Coding and Scripting in R
This course will have you writing some code in the R language. There is an extensive debate about whether digital humanists need to learn to code which we’re not going to engage in; the fact of the matter is simply that if you want to either do data analysis in the humanities, coding will often be the only way to realize your personal vision; and if you want to build resources in the humanities that others might want analyze, you’ll need to know what sophisticated users want to do with your tools to make them work for them.
I have no expectation that anyone will come out of this a full-fledged developer. In fact, I hope that by doing some actual scripting, you’ll come to see that these debates over learning to code brush over a lot of intermediate stages. We’ll be focusing in particular in developing skills less in full-fledged “programming,” but in “scripting.” That means instructing a computer in every stage of your work flow; using a language rather than a Graphical User Interface (GUI), which may be almost all the program you’ve used before. This takes more time at first, but has extraordinary advantages over working in a GUI:
- Your work is saved and open for inspection.
- If you want to discover an error, you can correct it without losing the work done after.
- If you want to amend your process (analyze a hundred books instead of ten, for instance) but do the same analysis, you can alter the code only slightly.
In this class, you will have to do some coding as well as just thinking about data analysis in the humanities. If you’ve never coded before, this will be frustrating from time to time. (In fact, if you’ve done a lot of coding before, it will still be frustrating!)
We’ll be working entirely in the “R” language, developed specifically for statistical computing. This has three main advantages for the sort of work that historians do:
It is easy to download and install, though the program
RStudio. This makes it easy to do “scripting,” rather than true programming, where you can test your results step by step. It also means that R takes the least time to get from raw data to pretty plots of anything this side of Excel. RStudio also offers a number of features that make it easier to explore data interactively.

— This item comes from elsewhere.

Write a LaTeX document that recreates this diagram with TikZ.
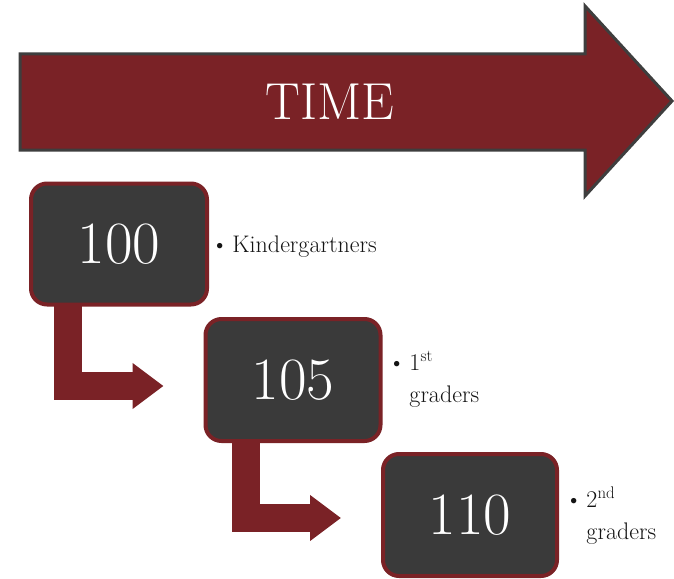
\documentclass[tikz,border=0pt]{standalone}
\usepackage{fontspec}
\usetikzlibrary{arrows.meta}
\definecolor{maroon}{HTML}{7A2226}
\definecolor{boxgray}{HTML}{3A3A3A}
\definecolor{edgegray}{HTML}{3E3E3E}
\definecolor{labelgray}{HTML}{141414}
\tikzset{
  numbox/.style={draw=maroon, line width=4pt, fill=boxgray, rounded corners=16pt,
    text=white, font=\fontsize{60}{60}\selectfont, inner sep=0pt},
  bentarrow/.style={draw=maroon, line width=28pt, line join=miter, line cap=butt,
    -{Triangle[width=44pt,length=31pt]}, shorten >=40pt},
  glabel/.style={anchor=west, text=labelgray, inner sep=0pt, align=left,
    font=\fontsize{24}{32}\selectfont},
}
\begin{document}
\begin{tikzpicture}[x=1pt,y=-1pt]
\useasboundingbox (0,0) rectangle (674,578);
% big TIME arrow
\fill[maroon, draw=edgegray, line width=3pt, line join=miter]
  (20,54) -- (585,54) -- (585,6) -- (672,101) -- (585,196) -- (585,150) -- (20,150) -- cycle;
\node[text=white, font=\fontsize{52}{52}\selectfont] (time) at (330,102) {TIME};
% boxes
\node[numbox, minimum width=176pt, minimum height=121pt] (b100) at (119,244) {100};
\node[numbox, minimum width=175pt, minimum height=122pt] (b105) at (293,380) {105};
\node[numbox, minimum width=174pt, minimum height=122pt] (b110) at (470,515) {110};
% bent connectors
\draw[bentarrow] ([xshift=-51pt,yshift=2pt]b100.south) |- ([yshift=-6pt]b105.west);
\draw[bentarrow] ([xshift=-47pt,yshift=2pt]b105.south) |- ([yshift=-3pt]b110.west);
% labels
\node[glabel] (l100) at (211,247) {\textbullet\,Kindergartners};
\node[glabel, anchor=north west] (l105) at (388,348)
  {\begin{tabular}{@{}l@{\,}l@{}}\textbullet & 1\textsuperscript{st}\\ & graders\end{tabular}};
\node[glabel, anchor=north west] (l110) at (565,485)
  {\begin{tabular}{@{}l@{\,}l@{}}\textbullet & 2\textsuperscript{nd}\\ & graders\end{tabular}};
\end{tikzpicture}
\end{document}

It has a set of packages we’ll be using for data analysis called
ggplot2. These are not core R libraries, but they are widely used and offer the most intellectually coherent approach to data analysis and presentation of any computing framework in existence. That means that even if you don’t use these particular tools in the future, working with them should help you develop a more coherent way of thinking about what data is from the computational side, and what you as a humanist might be able to do with it. These tools are rooted in a long line of software based on making it easy for individuals to manipulate data: read the optional source on the history of database populism to see more. The ways of thinking you get from this will serve you will in thinking about relational databases, structured data for archives, and a welter of other sources.
It is free: both “free as in beer,” and “free as in speech,” in the mantra of the Free Software Foundation. That means that it–like the rest of the peripheral tools we’ll talk about–won’t suddenly become inaccessible if you lose a university affiliation.

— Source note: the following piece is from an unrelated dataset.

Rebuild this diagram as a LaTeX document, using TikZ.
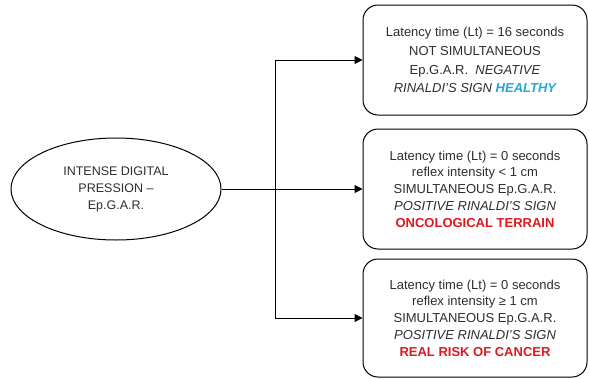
\documentclass[tikz,border=0pt]{standalone}
\usepackage{fontspec}
\setmainfont{Liberation Sans}
\usetikzlibrary{arrows.meta, positioning, shapes.geometric}

\definecolor{healthyblue}{RGB}{38,166,214}
\definecolor{alarmred}{RGB}{222,24,30}
\definecolor{textgray}{RGB}{45,45,45}

\begin{document}
\begin{tikzpicture}[
    x=1pt, y=1pt,
    % Node styles
    source/.style={
        ellipse, draw=black, line width=1pt,
        minimum width=210pt, minimum height=102pt,
        inner sep=0pt, align=center, text=textgray,
        font=\fontsize{12.5}{17}\selectfont,
    },
    outcome/.style={
        rectangle, rounded corners=15pt,
        draw=black, line width=1pt,
        minimum width=224pt, inner sep=0pt,
        align=center, text=textgray,
        font=\fontsize{13}{16.8}\selectfont,
    },
    line/.style={
        draw=black, line width=1pt, -{Triangle[length=8pt, width=8pt]},
    },
]

% === Frame ===
\useasboundingbox (0,0) rectangle (589,-378);

% === Outcome boxes ===
\node[outcome, minimum height=110pt, font=\fontsize{13}{18.8}\selectfont]
    (healthy) at (475,-60)
    {Latency time (Lt) = 16 seconds\\
     NOT SIMULTANEOUS\\
     Ep.G.A.R.\ \ \textit{NEGATIVE}\\
     \textit{RINALDI'S SIGN} {\bfseries\itshape\color{healthyblue}HEALTHY}};
\node[outcome, minimum height=120pt] (terrain) [below=13pt of healthy]
    {Latency time (Lt) = 0 seconds\\
     reflex intensity < 1 cm\\
     SIMULTANEOUS Ep.G.A.R.\\
     \textit{POSITIVE RINALDI'S SIGN}\\
     {\bfseries\color{alarmred}ONCOLOGICAL TERRAIN}};
\node[outcome, minimum height=118pt] (cancer) [below=9pt of terrain]
    {Latency time (Lt) = 0 seconds\\
     reflex intensity ≥ 1 cm\\
     SIMULTANEOUS Ep.G.A.R.\\
     \textit{POSITIVE RINALDI'S SIGN}\\
     {\bfseries\color{alarmred}REAL RISK OF CANCER}};

% === Pressure test ===
\node[source] (press) [left=141pt of terrain]
    {INTENSE DIGITAL\\PRESSION --\\Ep.G.A.R.};

% === Edges ===
\coordinate[right=54pt of press.east] (split);
\draw[line] (press.east) -- (terrain.west);
\draw[line] (split) |- (healthy.west);
\draw[line] (split) |- (cancer.west);

\end{tikzpicture}
\end{document}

The place of other languages.
For those reasons, I’ll expect you to most run-of-the-mill assignments using R. But: If for some reason you have a strong desire to use a different language for parts of your analysis, talk to me about when it might be appropriate. Many scientists now use
Julia for high-powered machine learning. A certain distinction will attach to the first person in the humanities to use it for their work; maybe it will be you! You may have learned
Stata if you took undergrad Econ classes; and I myself find
Python indispensable for working with texts, although I prefer R for the data analysis tasks we’re doing here. If you think one of these or another language you know will be appropriate for parts of the class, let me know.
The place of pre-packaged software.
One thing you can’t do in this course, though, is rely on the out-the-box approaches prevalent in many DH programs. ArcGIS or QGIS may be the best way to make maps, and Gephi the best way to do network analysis. But as this is a course in data analysis, I want you to think about the fundamental operations of cartography and network analysis as simply subsets of a broader field, which is hard to see from the confines . All of these things are possible in R. And unlike graphical tools, working in a language saves your workflow. If you make a map with laboriously poisitioned points in ArcGIS, your operations aren’t open for inspection. In R, though, every step you take and every move you make can be preserved. This is called reproducible research, and it is among the most important contributions you can make when working collaboratively.